Lean hog futures posted the most aggressive losses of all livestock trade Thursday as traders quickly backed away from midweek gains. October futures led the move lower with $2 per cwt losses seen in the spot month contracts and created uncertainty through the complex. After posting a two-week high Wednesday, the concern that aggressive outside market pressure and cooling support in pork and cash hog markets may limit further support in the near future. Even with the triple-digit losses seen in all nearby contracts, prices remain entrenched within a sideways market trend, which could limit market short-term technical shifts. October lean hogs closed $2.17 lower at $86.92, December lean hogs closed $1.57 lower at $80.55, and February lean hog futures closed $1.25 lower at $83.22. Pork prices moved higher once again, but in a much more controlled fashion than has been seen over the last couple of weeks. Pork cutouts totaled 283.19 loads with 257.52 loads of pork cutouts and 25.68 loads of trim. Pork cutout values: up $0.79, $121.40. Thursday's slaughter is estimated at 478,000 head, 13,000 head above a week ago and unchanged from a year ago. Estimated week to date slaughter totals are reported at 1.90 million head. 38,000 above week ago levels, but 16,000 head less than year ago totals. The CME Lean Hog Index for Aug. 18: down $0.99, $108.18.
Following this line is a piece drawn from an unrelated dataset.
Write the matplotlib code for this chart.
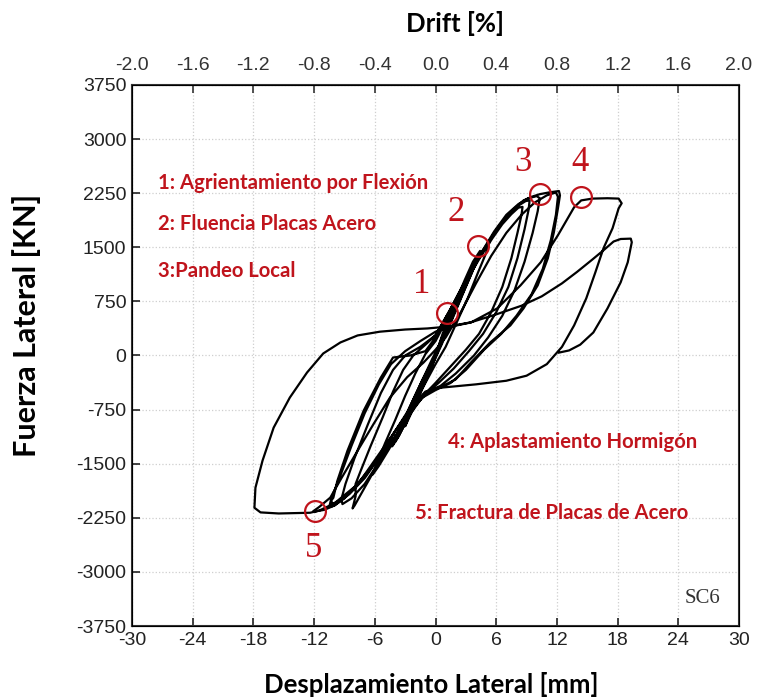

FRIDAY'S CASH HOG CALL: Steady. Sharp moves seen through the last couple weeks in lean hog futures, combined with wide gyrations in cash hog and pork cutout values, will create uncertainty for cash bids Friday morning. The ability to gain access to needed hogs for weekend runs will be the focus of packers, as processing schedules are starting to get back into a steady routine, only to be disrupted within two weeks due to Labor Day weekend.